In her second chapter, "The Natal Self," Thorgeirsdottir continues to explore the idea of birth as an encounter, this time by placing Nietzsche in dialogue with Arendt. Noting Arendt's aversion to Nietzsche's notion of life, as it detracted from consideration of the public world of the political and consideration of what shape actions would take in that sphere, Thorgeirsdottir nonetheless notes what she takes to be two strong lines of influence when it comes to Nietzsche's influence on Arendt. First, as Arendt understands speech and action in the public sphere as a kind of "second birth," her account of birth is resonant with Nietzsche's understanding of becoming as creativity. Second, Thorgeirsdottir claims that Arendt's idea of natality as a kind of freedom has some affinity with Nietzsche's elaboration of the natal self. Thorgeirsdottir's account in this chapter is sympathetic to Nietzsche; she is invested in defending him against the Arendtian accusation that his concept of natality was individualistic, even solipsistic.

In the final chapter, "Antigone and the Deadly Desire for Sameness," Vigdis Songe-Møller outlines the relationship of the Platonic tradition and the Greek tragic tradition in relation to sexuality, birth, and death. She summarizes the difference between the Platonic and the tragic: "The optimistic character of Platonic philosophy is associated with the minimizing of the body; the life that the philosopher dreams of is beyond death, a life incorporeal. In the tragedies, people have bodies that are individual, sexualized, and mortal" (213). Songe-Møller claims that the significance of the sexed body is especially clear in death, in part because the way in which death occurs in tragedy tends to emphasize "bodies as either masculine or feminine" (213).
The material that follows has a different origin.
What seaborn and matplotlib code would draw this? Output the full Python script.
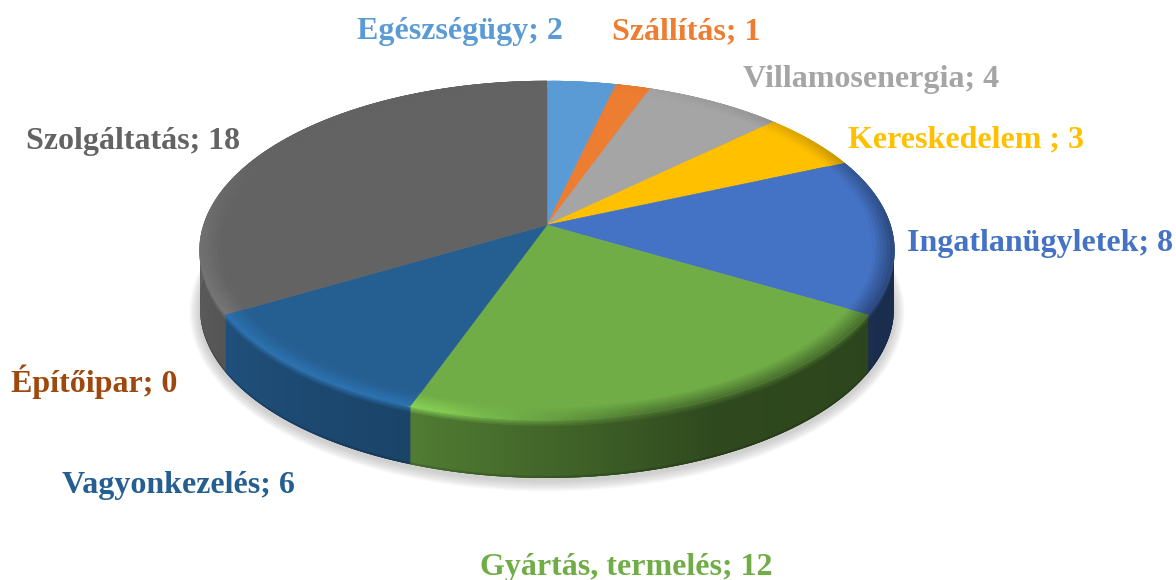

In order to think through the question of whether or not the tragedies can be viewed as an alternative political discourse, she investigates the relationship between the city-state and the incestuous family as it is rendered in Antigone, drawing interesting parallels between Antigone's inclination toward unity and the philosophy of Parmenides, Empedocles' idea of love as a force that both creates and destroys, and Heraclitus' understanding of difference and strife as constitutive of the community.

One criticism I have of the book relates to the relative lack of a narrative that would render the volume more cohesive with regard to the various authors' projects. Arendt, Nietzsche, and Beauvoir are discussed by more than one author, but the ties that would bind these nine essays together in conversation might have been made more explicit. That said, and as I noted at the beginning of this review, each of the authors does address the idea that mortality and natality are figures that are frequently attended by ambiguity and paradox in philosophical writing, and this fact is enough to prevent a univocal narrative to which each of the authors would have subscribed. It is also the case that each of the essays thinks about the relationship between birth and death -- as promised in the introduction to the volume -- in a way that is refreshing in reference to much of what has been written on either of these philosophical motifs when they have been examined in isolation. Birth, Death, and Femininity will be of interest to scholars in feminist theory and to a wider audience of readers interested in philosophies of natality and mortality, and in philosophical engagements with temporality more broadly construed.